Another approach, currently being developed by the authors, integrates user trials with survey data. In this approach, participants in user trials are given simplified versions of the survey questionnaire. The results enable the researchers to identify how many people in the survey (and thus in the wider population) are similar to each participant in terms of the characteristics that affect digital exclusion. The results from the user trials can therefore be quantified in population terms by assuming that if the participant in the user trial was excluded, then each person in the survey who is ‘similar’ to that participant will be excluded. Furthermore, the survey data can be examined to identify segments of the population who are not similar to any of the participants who have been recruited so far. This can be used to identify the extent to which the current user trial participants cover the diversity found in the wider population, and therefore to plan further recruitment.

This method is more expensive than the expert appraisal methods described earlier, but combines the advantages of both user trials and population figures.

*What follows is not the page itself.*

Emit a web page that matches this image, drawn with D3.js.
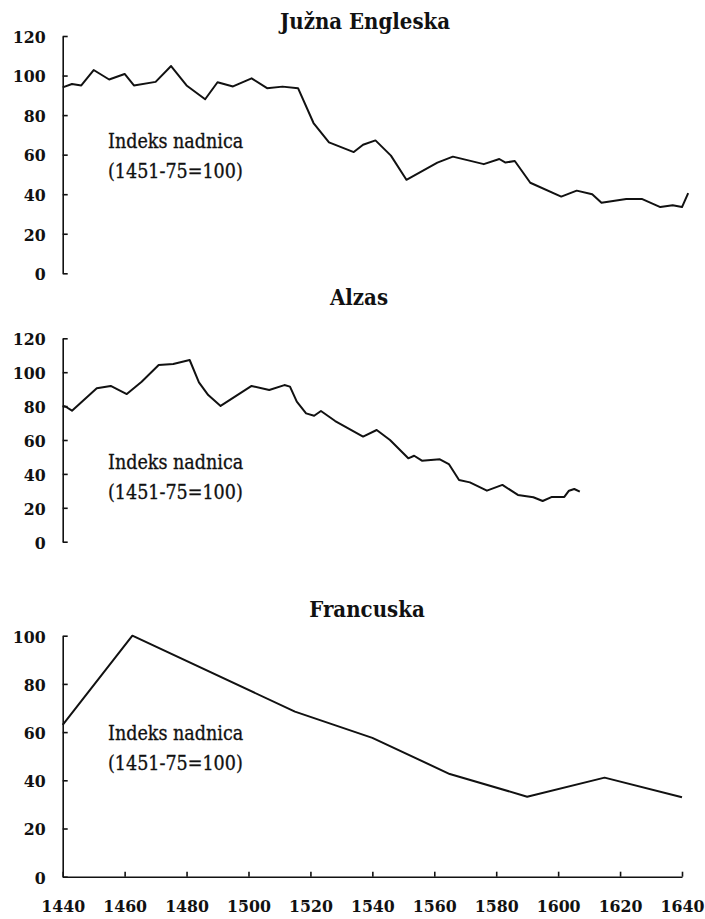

7 Conclusions and Further Work

In this paper, we have presented a model of how digital exclusion arises due to mismatches between a product’s demands and a user’s characteristics. This is an adaptation of an earlier model that examined exclusion in non-digital products and services. We have also identified a wide variety of user characteristics that affect a user’s ability to use a digital interface and thus whether they are digitally excluded.

This model can be used to estimate how many people in a population would be unable to achieve particular tasks with a digital interface (and would thus be digitally excluded). We have described some of the challenges in doing this and suggested some promising approaches to deal with these.

All of these methods rely on having good-quality survey data about how the user characteristics vary across the target population. Therefore, we have recently conducted a survey of 338 people aged 16+ across England and Wales. The survey covered technology access, experience and expertise, attitudes towards technology, sensory, physical and cognitive capabilities, and demographics. Initial results can be found in Goodman-Deane et al. (2020). We are currently analysing the results of this survey to be used with the various approaches outlined in Sect. 6. This will help to determine which approaches are most promising in practice. Further work will examine whether exclusion estimates based on this data correspond to actual performance on usability tests.